IT'S ironic that on the same day Lance Armstrong admitted he was a phony and the Australian cricket team batted like imposters and the Gold Coast Titans were caught trying to pull off one of the most audacious heists in the recent history of the game.
Secretly, the Titans had been in negotiation with Sea Eagles captain Jamie Lyon for two weeks, despite the fact the season will kick off in less than two months.
This subterfuge, obviously orchestrated by the desperate Titans but with the knowledge of Lyon, his manager and members of the Manly hierarchy, is almost as tasteless as the Lance Armstrong scandal.
In the end, sanity prevailed. Lyon is staying at Brookvale and the Sea Eagles are apparently now looking to tie him up for the remainder of his career.
And, lo and behold, the Titans have declared they will not be seeking his services from next season onwards, when his current contract expires.
Rugby league is about to enter a golden era. The billion dollars-plus TV deal and other massive sponsorship agreements has the game positioned for continued growth.
And with the season still a couple of months away, interest in the game is seemingly at fever pitch.
I can't recall so many footy-starved fans.
But while John Grant and the ARL Commission has done an outstanding job getting the greatest game of all back on track after a period of indecision, this player negotiation rigmarole has become a blight on the game, and an embarrassment.
It reeks of amateurism, and is unacceptable.
That Jamie Lyon and the despairing Titans could even conjure up the idea that a switch in clubs was possible at this stage of the pre-season is inexcusable.
Lyon is not only Manly's captain, he is their goalkicker, most influential player and one of their biggest stars.
Imagine how robbed a new season member at Brookvale would have felt had Lyon skipped out, just weeks before the season kicked-off.
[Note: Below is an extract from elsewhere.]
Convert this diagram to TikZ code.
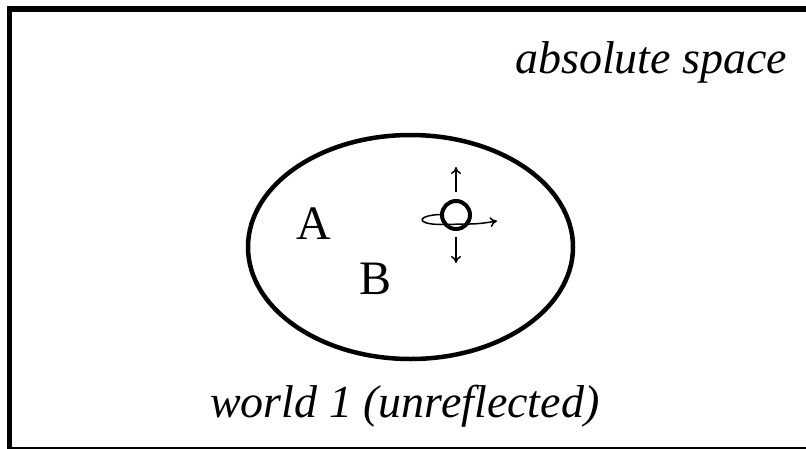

Probably the same way the Panthers fans are feeling after Michael Jennings, a genuine tryscorer and superstar, was allowed a release only last week.
But the solution to this shemozzle is simple.
Introduce a specific period at season's end when negotiations are permitted. I suggest a two-week window immediately after the grand final, although some believe that is not long enough.
But Michael Jennings didn't have an issue with moving clubs, mid-week, and neither did Denan Kemp who was released by the Dragons last week and will be at Broncos training this morning.
Sure the players need to be considered, as do the clubs. But it's well and truly time the NRL put the fans first.This calamity needs immediate attention.